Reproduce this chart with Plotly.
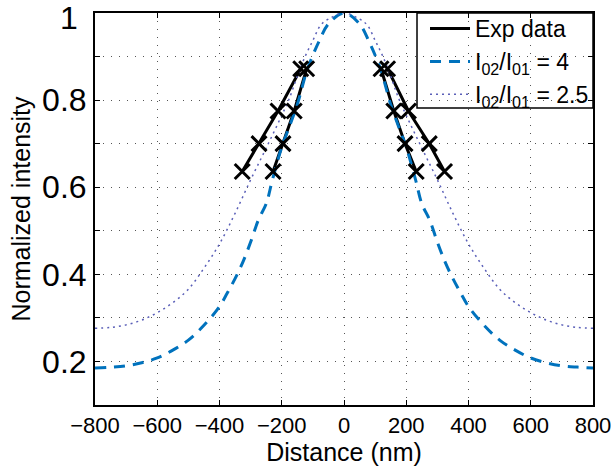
import plotly.graph_objects as go

# Experimental data (four branches)
exp_a_x = [-327, -273, -212, -139]
exp_a_y = [0.636, 0.700, 0.775, 0.872]
exp_b_x = [-228, -196, -160, -120]
exp_b_y = [0.636, 0.700, 0.775, 0.872]
exp_c_x = [119, 160, 196, 232]
exp_c_y = [0.872, 0.775, 0.700, 0.636]
exp_d_x = [140, 207, 274, 323]
exp_d_y = [0.872, 0.775, 0.700, 0.636]

# Model curve, I02/I01 = 4
m4_x = [-800, -750, -700, -650, -600, -550, -500, -450, -400, -375, -350, -325, -300, -275, -250,
        -230, -200, -175, -150, -120, -100, -80, -50, 0,
        50, 80, 100, 120, 150, 175, 200, 230, 250, 275, 300, 325, 350, 375, 400, 450, 500, 550,
        600, 650, 700, 750, 800]
m4_y = [0.185, 0.187, 0.190, 0.197, 0.208, 0.226, 0.249, 0.283, 0.326, 0.357, 0.390, 0.428, 0.474,
        0.525, 0.562, 0.617, 0.692, 0.740, 0.790, 0.866, 0.903, 0.935, 0.975, 1.000,
        0.975, 0.935, 0.903, 0.866, 0.790, 0.740, 0.692, 0.617, 0.562, 0.525, 0.474, 0.428, 0.390,
        0.357, 0.326, 0.283, 0.249, 0.226, 0.208, 0.197, 0.190, 0.187, 0.185]

# Model curve, I02/I01 = 2.5
m25_x = [-800, -750, -700, -650, -600, -550, -500, -450, -400, -350, -300, -250, -200, -175, -150,
         -125, -100, -75, -50, 0,
         50, 75, 100, 125, 150, 175, 200, 250, 300, 350, 400, 450, 500, 550, 600, 650, 700, 750, 800]
m25_y = [0.276, 0.278, 0.284, 0.295, 0.312, 0.335, 0.366, 0.414, 0.470, 0.540, 0.617, 0.690, 0.765,
         0.805, 0.855, 0.900, 0.937, 0.972, 0.986, 1.000,
         0.986, 0.972, 0.937, 0.900, 0.855, 0.805, 0.765, 0.690, 0.617, 0.540, 0.470, 0.414, 0.366,
         0.335, 0.312, 0.295, 0.284, 0.278, 0.276]

x_ticks = [-800, -600, -400, -200, 0, 200, 400, 600, 800]
y_ticks = [0.1, 0.2, 0.3, 0.4, 0.5, 0.6, 0.7, 0.8, 0.9, 1.0]
y_ticktext = ["", "0.2", "", "0.4", "", "0.6", "", "0.8", "", ""]
y_top_label = "1"

FONT = "Liberation Sans, Arial, Helvetica, sans-serif"

def join(*pairs):
    xs, ys = [], []
    for px, py in pairs:
        if xs:
            xs.append(None)
            ys.append(None)
        xs += px
        ys += py
    return xs, ys

lx, ly = join((exp_a_x, exp_a_y), (exp_b_x, exp_b_y), (exp_c_x, exp_c_y), (exp_d_x, exp_d_y))

fig = go.Figure()
fig.add_trace(go.Scatter(x=lx, y=ly, mode="lines", name="Exp data",
                         line=dict(color="black", width=3)))
fig.add_trace(go.Scatter(x=m4_x, y=m4_y, mode="lines", name="I<sub>02</sub>/I<sub>01</sub> = 4",
                         line=dict(color="#0072BD", width=3, dash="11px,8px", shape="spline")))
fig.add_trace(go.Scatter(x=m25_x, y=m25_y, mode="lines", name="I<sub>02</sub>/I<sub>01</sub> = 2.5",
                         line=dict(color="#5a5fb8", width=1.5, dash="2px,4px", shape="spline")))
fig.add_trace(go.Scatter(x=lx, y=ly, mode="markers", showlegend=False,
                         marker=dict(symbol="x-thin", size=15, color="black",
                                     line=dict(color="black", width=3))))

# legend frame (white box with black border, top-right of the axes)
fig.add_shape(type="rect", xref="paper", yref="paper",
              x0=0.6466, x1=1.0, y0=0.7577, y1=1.0,
              fillcolor="white", line=dict(color="black", width=1.5), layer="between")

# top y tick label, placed slightly below the axis top like the original
fig.add_annotation(x=0, xref="paper", y=y_ticks[-1], yref="y", text=y_top_label,
                   showarrow=False, xanchor="right", yanchor="middle",
                   xshift=-15, yshift=-5, font=dict(size=32, family=FONT, color="black"))

fig.update_layout(
    width=611, height=470,
    margin=dict(l=95, r=18, t=13, b=65, autoexpand=False),
    paper_bgcolor="white", plot_bgcolor="white",
    font=dict(family=FONT, color="black"),
    showlegend=True,
    legend=dict(xref="container", yref="container", x=0.6956, y=0.985,
                xanchor="left", yanchor="top",
                bgcolor="rgba(0,0,0,0)", borderwidth=0,
                font=dict(size=23, family=FONT), tracegroupgap=0,
                itemwidth=40),
)
fig.update_xaxes(range=[-800, 800], tickvals=x_ticks, tickfont=dict(size=22),
                 ticklabeloverflow="allow",
                 showline=True, linecolor="black", linewidth=2, mirror="ticks",
                 ticks="inside", ticklen=5, tickcolor="black",
                 showgrid=True, gridcolor="#555", griddash="1px,7px", gridwidth=1,
                 zeroline=False, automargin=False,
                 title=dict(text="Distance (nm)", font=dict(size=25), standoff=6))
fig.update_yaxes(range=[0.1, 1.0], tickvals=y_ticks, ticktext=y_ticktext, tickfont=dict(size=32),
                 ticklabeloverflow="allow",
                 showline=True, linecolor="black", linewidth=2, mirror="ticks",
                 ticks="inside", ticklen=5, tickcolor="black",
                 showgrid=True, gridcolor="#555", griddash="1px,7px", gridwidth=1,
                 zeroline=False, automargin=False,
                 title=dict(text="Normalized intensity", font=dict(size=25), standoff=4))

fig.write_html("out.html")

----------

Exercise description
From the data above, copy each line that holds "with".

Task solution
Reproduce this chart with Plotly.
# legend frame (white box with black border, top-right of the axes)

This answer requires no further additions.